Venerable Andrey Sheptytsky

Venerable Andrey Sheptytsky

I have, in this article, been sharing some thoughts about one of the great leaders of our Church,     Metropolitan Sheptytsky. I shared how he courageously dared to protest to the leaders of Nazism about their treatment of Jews. A

Vatican official, Hansjakob Stehle, was to write later that Sheptytsky “had to be respected [by the Germans] because he had already been imprisoned in tsarist Russia and Poland”.  It would seem that Sheptytsky was not only saved by his being an “old” man. Himmler had ordered the death of many an old man before. Sheptytsky however, was a particularly difficult case. Prior to his entry to the priesthood, he had been an officer in the Austro-Hungarian army; he was also a Count who had held position and favor among the families of the Habsburg Empire. As Metropolitan of the Ukrainian Greek-Catholic Church he had enjoyed the personal high esteem of Emperor Fransz Josef. He held a   similar sentiment for the Emperor.

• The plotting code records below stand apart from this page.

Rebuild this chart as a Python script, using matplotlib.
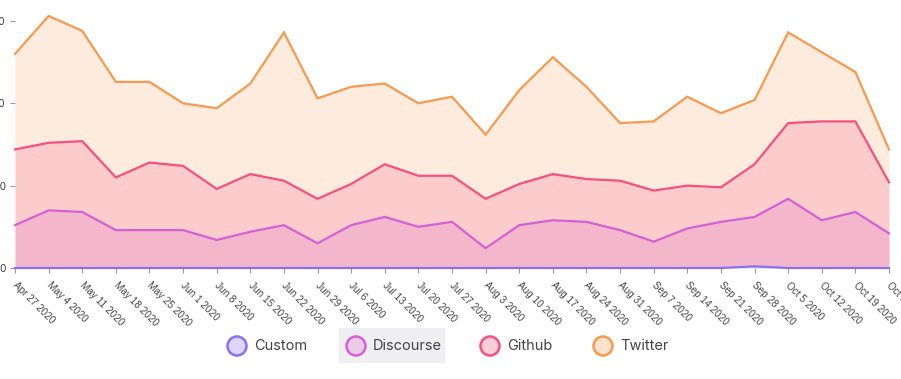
import numpy as np
import matplotlib
matplotlib.use("Agg")
import matplotlib.pyplot as plt
import matplotlib.transforms as mtransforms
from matplotlib.patches import Circle, Rectangle

weeks = ["Apr 27 2020", "May 4 2020", "May 11 2020", "May 18 2020", "May 25 2020",
         "Jun 1 2020", "Jun 8 2020", "Jun 15 2020", "Jun 22 2020", "Jun 29 2020",
         "Jul 6 2020", "Jul 13 2020", "Jul 20 2020", "Jul 27 2020", "Aug 3 2020",
         "Aug 10 2020", "Aug 17 2020", "Aug 24 2020", "Aug 31 2020", "Sep 7 2020",
         "Sep 14 2020", "Sep 21 2020", "Sep 28 2020", "Oct 5 2020", "Oct 12 2020",
         "Oct 19 2020", "Oct 26 2020"]

custom = [0] * 22 + [1, 0, 0, 0, 0]
discourse = [26, 35, 34, 23, 23, 23, 17, 22, 26, 15, 26, 31, 25, 28, 12, 26, 29, 28,
             23, 16, 24, 28, 30, 42, 29, 34, 21]
github = [46, 41, 43, 32, 41, 39, 31, 35, 27, 27, 25, 32, 31, 28, 30, 25, 28, 26,
          30, 31, 26, 21, 32, 46, 60, 55, 31]
twitter = [58, 77, 67, 58, 49, 38, 49, 55, 90, 61, 59, 49, 44, 48, 39, 57, 71, 56,
           35, 42, 54, 45, 39, 55, 42, 30, 20]

series = ["Custom", "Discourse", "Github", "Twitter"]
line_colors = ["#8a6ff2", "#d461d3", "#f74f7e", "#f59a4e"]
fill_colors = ["#ddd6fc", "#f4b6ca", "#fccccc", "#fdebdd"]
legend_fills = ["#dcd6fd", "#eacbea", "#fdccd9", "#fde1cc"]

W, H = 901, 379
fig = plt.figure(figsize=(W / 100, H / 100), dpi=100)
ax = fig.add_axes([15 / W, 111 / H, 874 / W, 252 / H])

x = np.arange(len(weeks))
data = [custom, discourse, github, twitter]
cum = np.cumsum(np.array(data, dtype=float), axis=0)
prev = np.zeros(len(weeks))
for i in range(4):
    ax.fill_between(x, prev, cum[i], color=fill_colors[i], lw=0, zorder=1)
    prev = cum[i]
for i in range(3, -1, -1):
    ax.plot(x, cum[i], color=line_colors[i], lw=1.6, zorder=3 + (i == 0),
            solid_joinstyle="miter", clip_on=False)

ax.set_xlim(0, len(weeks) - 1)
ax.set_ylim(0, cum[-1].max())
ax.set_yticks([0, 50, 100, 150])
ax.set_yticklabels(["0", "50", "100", "150"])
ax.set_xticks(x)
ax.set_xticklabels(weeks, rotation=-45, ha="left", va="top", rotation_mode="anchor",
                   family="Liberation Sans")
for s in ax.spines.values():
    s.set_visible(False)
ax.tick_params(axis="both", length=3.6, width=0.8, color="#999999",
               labelsize=7.2, labelcolor="#444444")
ax.tick_params(axis="x", pad=5)
ax.tick_params(axis="y", pad=3, labelsize=7.5)
shift = mtransforms.ScaledTranslation(3 / 100, 0, fig.dpi_scale_trans)
for lab in ax.get_xticklabels():
    lab.set_transform(lab.get_transform() + shift)

# legend
ov = fig.add_axes([0, 0, 1, 1], zorder=5)
ov.set_xlim(0, W)
ov.set_ylim(H, 0)
ov.axis("off")
ov.patch.set_alpha(0)
ov.add_patch(Rectangle((339, 328), 106, 35, color="#efeff1", lw=0))
cx = [237, 356, 490, 603]
for i, name in enumerate(series):
    ov.add_patch(Circle((cx[i], 346), 9.5, facecolor=legend_fills[i],
                        edgecolor=line_colors[i], lw=1.8))
    ov.text(cx[i] + 17, 346.5, name, fontsize=10.5, family="Inter",
            color="#444444", va="center", ha="left")

fig.savefig("out.png", dpi=100)
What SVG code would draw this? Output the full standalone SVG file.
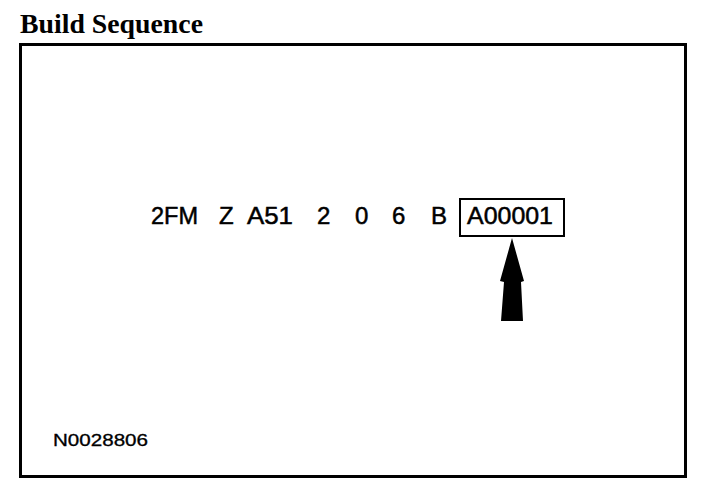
<svg xmlns="http://www.w3.org/2000/svg" width="704" height="496" viewBox="0 0 704 496">
  <style>
    .title { font-family: "Liberation Serif", "Times New Roman", serif; font-weight: bold; font-size: 28px; fill: #000; }
    .code { font-family: "Liberation Sans", Arial, sans-serif; font-size: 24px; fill: #000; stroke: #000; stroke-width: 0.5; }
    .ref { font-family: "Liberation Sans", Arial, sans-serif; font-size: 16px; fill: #000; stroke: #000; stroke-width: 0.3; }
    .frame { fill: #fff; stroke: #000; stroke-width: 3; }
    .box { fill: none; stroke: #000; stroke-width: 2; }
    .arrow { fill: #000; stroke: none; }
  </style>
  <rect width="704" height="496" fill="#fff"/>
  <g id="title">
    <text class="title" x="20" y="33" textLength="183" lengthAdjust="spacingAndGlyphs">Build Sequence</text>
  </g>
  <g id="frame">
    <rect class="frame" x="20.5" y="44.5" width="665" height="432"/>
  </g>
  <g id="sequence">
    <text class="code" x="151" y="224" textLength="47" lengthAdjust="spacingAndGlyphs">2FM</text>
    <text class="code" x="219" y="224">Z</text>
    <text class="code" x="247" y="224" textLength="46" lengthAdjust="spacingAndGlyphs">A51</text>
    <text class="code" x="317" y="224">2</text>
    <text class="code" x="355" y="224">0</text>
    <text class="code" x="392" y="224">6</text>
    <text class="code" x="431" y="224">B</text>
  </g>
  <g id="serial">
    <rect class="box" x="460" y="199" width="104" height="37"/>
    <text class="code" x="467" y="224" textLength="86" lengthAdjust="spacingAndGlyphs">A00001</text>
  </g>
  <g id="connectors">
    <polygon class="arrow" points="512,238 524,281 521,282 523,321 501,321 504,282 500,281"/>
  </g>
  <g id="figure-number">
    <text class="ref" x="53" y="446" textLength="95" lengthAdjust="spacingAndGlyphs">N0028806</text>
  </g>
</svg>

Sheptytsky was loved passionately by his Ukrainian Greek-Catholic faithful and highly respected by the Orthodox. To harm Sheptytsky would have thus made the position of the “liberating” German forces in the East completely untenable.

In August 1942, confident of Sheptytsky’s sensitivity to the plight of the Jewish people, Rabbi Kahane   entrusted to him the Scrolls of the Torah. Sheptytsky, by way of couriers of “undercover clergy” sent a note to Rome in which he described the horrors of the Nazi clearing of the L’viv ghetto.

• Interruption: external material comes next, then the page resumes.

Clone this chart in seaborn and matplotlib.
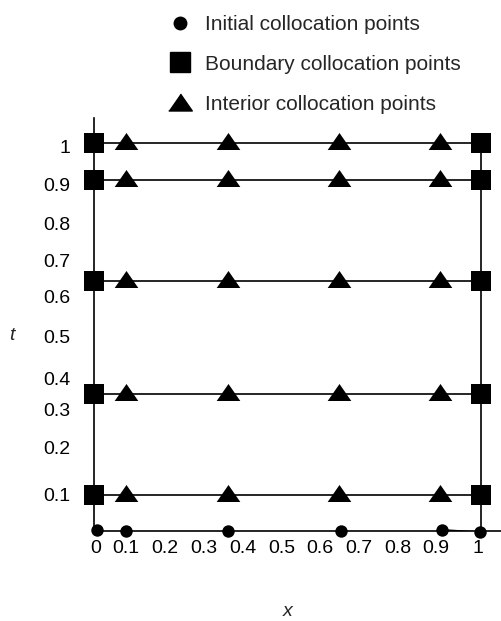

Most of Sheptytsky’s rescuing of Jewish citizens was to take place in a period from August 1942 to May 1943. During this time the Metropolitan was able to build up a solid network of approximately 250 Ukrainian Greek-Catholic clergy, each of whom risked martyrdom for their involvement in a scheme to rescue Jewish citizens. Sheptytsky ordered that false baptismal certificates and also Ukrainian names be given to Jewish children, who were then secreted to Ukrainian Greek-Catholic orphanages, monasteries and convents.

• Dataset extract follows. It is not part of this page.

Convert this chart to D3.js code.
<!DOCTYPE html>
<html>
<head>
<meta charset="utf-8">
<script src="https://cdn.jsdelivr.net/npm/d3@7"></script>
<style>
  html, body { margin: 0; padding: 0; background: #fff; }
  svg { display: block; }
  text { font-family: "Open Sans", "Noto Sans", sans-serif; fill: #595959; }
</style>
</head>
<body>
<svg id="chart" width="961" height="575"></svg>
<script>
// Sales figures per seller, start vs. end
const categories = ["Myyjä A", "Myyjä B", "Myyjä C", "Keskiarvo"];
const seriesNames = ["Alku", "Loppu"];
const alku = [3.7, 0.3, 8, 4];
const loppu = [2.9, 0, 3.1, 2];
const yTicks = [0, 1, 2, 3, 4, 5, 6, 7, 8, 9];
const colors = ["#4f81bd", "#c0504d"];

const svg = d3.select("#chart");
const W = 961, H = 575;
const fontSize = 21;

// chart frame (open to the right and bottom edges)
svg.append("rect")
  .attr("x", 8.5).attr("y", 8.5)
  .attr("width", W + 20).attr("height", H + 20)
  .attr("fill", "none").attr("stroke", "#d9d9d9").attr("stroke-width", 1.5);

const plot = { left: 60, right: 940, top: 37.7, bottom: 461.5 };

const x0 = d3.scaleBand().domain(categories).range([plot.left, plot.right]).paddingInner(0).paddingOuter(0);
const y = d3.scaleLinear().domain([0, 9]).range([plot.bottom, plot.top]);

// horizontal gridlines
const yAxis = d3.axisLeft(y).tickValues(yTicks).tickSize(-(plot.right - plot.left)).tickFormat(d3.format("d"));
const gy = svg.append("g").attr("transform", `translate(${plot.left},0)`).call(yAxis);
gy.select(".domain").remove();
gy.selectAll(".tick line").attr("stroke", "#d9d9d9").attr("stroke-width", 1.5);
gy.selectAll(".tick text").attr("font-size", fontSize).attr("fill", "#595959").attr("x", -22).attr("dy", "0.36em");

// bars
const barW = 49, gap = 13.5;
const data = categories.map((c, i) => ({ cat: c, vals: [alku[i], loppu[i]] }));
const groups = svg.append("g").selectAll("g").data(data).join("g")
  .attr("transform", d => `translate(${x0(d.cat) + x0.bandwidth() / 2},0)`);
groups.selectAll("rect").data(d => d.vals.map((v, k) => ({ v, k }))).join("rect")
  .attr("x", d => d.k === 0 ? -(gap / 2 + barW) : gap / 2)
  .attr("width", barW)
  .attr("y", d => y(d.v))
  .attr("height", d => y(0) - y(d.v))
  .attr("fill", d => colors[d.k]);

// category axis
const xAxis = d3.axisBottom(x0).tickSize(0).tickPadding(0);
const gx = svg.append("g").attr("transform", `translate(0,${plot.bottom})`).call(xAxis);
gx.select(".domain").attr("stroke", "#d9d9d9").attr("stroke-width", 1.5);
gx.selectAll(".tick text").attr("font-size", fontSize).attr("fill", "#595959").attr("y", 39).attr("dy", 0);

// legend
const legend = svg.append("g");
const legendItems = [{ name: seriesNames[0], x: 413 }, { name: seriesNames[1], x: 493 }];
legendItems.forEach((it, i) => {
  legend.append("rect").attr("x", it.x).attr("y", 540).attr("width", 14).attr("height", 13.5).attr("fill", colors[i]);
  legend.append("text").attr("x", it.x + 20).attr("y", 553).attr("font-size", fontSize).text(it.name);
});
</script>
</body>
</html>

The Director of Holocaust studies at Ben Gurion University, Shimon Redlich has emphasized that no         attempt was made by Sheptytsky’s assistants to convert the rescued Jewish children, and after, when the war was over, they were returned to the Jewish community”. Redlich wrote that the Ukrainian Greek-Catholic Order of Studite monks assisted countless Jews across the borders into Romania and Hungary. I think that it is important to know this about our Church!